* Aim:
Print, word for word, the opening line of the data below and every line after it through the line that contains "fontsize=fs, color=txt)", but not the pictures.

* Stored data:
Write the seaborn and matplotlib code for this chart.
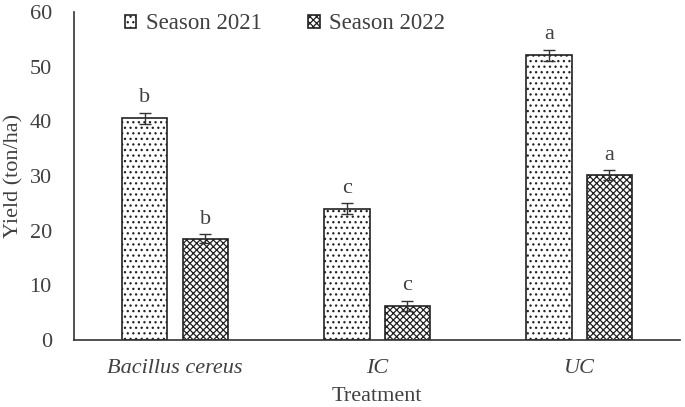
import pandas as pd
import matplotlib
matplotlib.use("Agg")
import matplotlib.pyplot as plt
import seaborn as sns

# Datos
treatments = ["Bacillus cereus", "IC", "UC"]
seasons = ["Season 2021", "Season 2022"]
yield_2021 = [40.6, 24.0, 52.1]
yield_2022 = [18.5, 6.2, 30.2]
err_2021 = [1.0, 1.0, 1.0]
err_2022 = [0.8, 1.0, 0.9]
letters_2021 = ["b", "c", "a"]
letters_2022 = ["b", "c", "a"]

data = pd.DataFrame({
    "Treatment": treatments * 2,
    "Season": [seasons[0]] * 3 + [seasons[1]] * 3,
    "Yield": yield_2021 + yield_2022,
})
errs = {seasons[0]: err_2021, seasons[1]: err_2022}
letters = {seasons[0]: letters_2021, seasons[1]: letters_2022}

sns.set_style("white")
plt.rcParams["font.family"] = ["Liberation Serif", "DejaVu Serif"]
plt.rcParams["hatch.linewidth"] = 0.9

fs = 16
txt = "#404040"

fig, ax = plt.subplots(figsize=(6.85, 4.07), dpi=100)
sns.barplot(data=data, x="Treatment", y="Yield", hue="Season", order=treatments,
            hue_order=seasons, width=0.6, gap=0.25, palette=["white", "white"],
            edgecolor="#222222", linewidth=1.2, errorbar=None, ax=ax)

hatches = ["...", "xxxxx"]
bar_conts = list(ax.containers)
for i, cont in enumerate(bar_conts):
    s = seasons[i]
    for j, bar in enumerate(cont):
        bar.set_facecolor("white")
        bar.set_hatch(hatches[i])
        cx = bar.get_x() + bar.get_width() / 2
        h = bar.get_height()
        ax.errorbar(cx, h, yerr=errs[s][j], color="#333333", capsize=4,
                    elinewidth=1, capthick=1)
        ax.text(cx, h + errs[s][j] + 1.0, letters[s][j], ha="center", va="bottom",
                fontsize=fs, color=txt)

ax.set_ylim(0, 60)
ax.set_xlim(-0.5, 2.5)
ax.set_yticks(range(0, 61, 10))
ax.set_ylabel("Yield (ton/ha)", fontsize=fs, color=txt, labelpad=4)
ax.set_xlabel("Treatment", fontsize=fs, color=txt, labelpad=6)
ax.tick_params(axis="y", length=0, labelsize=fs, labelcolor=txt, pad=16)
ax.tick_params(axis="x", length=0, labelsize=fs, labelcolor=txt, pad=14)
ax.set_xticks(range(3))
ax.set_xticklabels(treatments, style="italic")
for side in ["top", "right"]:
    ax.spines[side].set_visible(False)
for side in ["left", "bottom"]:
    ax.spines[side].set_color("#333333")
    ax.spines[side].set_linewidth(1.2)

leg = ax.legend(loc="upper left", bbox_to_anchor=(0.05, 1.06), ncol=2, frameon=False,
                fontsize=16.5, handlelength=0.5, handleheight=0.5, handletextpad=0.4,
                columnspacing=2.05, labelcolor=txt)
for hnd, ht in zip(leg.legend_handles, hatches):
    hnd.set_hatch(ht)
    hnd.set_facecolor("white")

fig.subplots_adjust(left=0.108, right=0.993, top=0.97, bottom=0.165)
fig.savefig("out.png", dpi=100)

* Output for this exercise:
Write the seaborn and matplotlib code for this chart.
import pandas as pd
import matplotlib
matplotlib.use("Agg")
import matplotlib.pyplot as plt
import seaborn as sns

# Datos
treatments = ["Bacillus cereus", "IC", "UC"]
seasons = ["Season 2021", "Season 2022"]
yield_2021 = [40.6, 24.0, 52.1]
yield_2022 = [18.5, 6.2, 30.2]
err_2021 = [1.0, 1.0, 1.0]
err_2022 = [0.8, 1.0, 0.9]
letters_2021 = ["b", "c", "a"]
letters_2022 = ["b", "c", "a"]

data = pd.DataFrame({
    "Treatment": treatments * 2,
    "Season": [seasons[0]] * 3 + [seasons[1]] * 3,
    "Yield": yield_2021 + yield_2022,
})
errs = {seasons[0]: err_2021, seasons[1]: err_2022}
letters = {seasons[0]: letters_2021, seasons[1]: letters_2022}

sns.set_style("white")
plt.rcParams["font.family"] = ["Liberation Serif", "DejaVu Serif"]
plt.rcParams["hatch.linewidth"] = 0.9

fs = 16
txt = "#404040"

fig, ax = plt.subplots(figsize=(6.85, 4.07), dpi=100)
sns.barplot(data=data, x="Treatment", y="Yield", hue="Season", order=treatments,
            hue_order=seasons, width=0.6, gap=0.25, palette=["white", "white"],
            edgecolor="#222222", linewidth=1.2, errorbar=None, ax=ax)

hatches = ["...", "xxxxx"]
bar_conts = list(ax.containers)
for i, cont in enumerate(bar_conts):
    s = seasons[i]
    for j, bar in enumerate(cont):
        bar.set_facecolor("white")
        bar.set_hatch(hatches[i])
        cx = bar.get_x() + bar.get_width() / 2
        h = bar.get_height()
        ax.errorbar(cx, h, yerr=errs[s][j], color="#333333", capsize=4,
                    elinewidth=1, capthick=1)
        ax.text(cx, h + errs[s][j] + 1.0, letters[s][j], ha="center", va="bottom",
                fontsize=fs, color=txt)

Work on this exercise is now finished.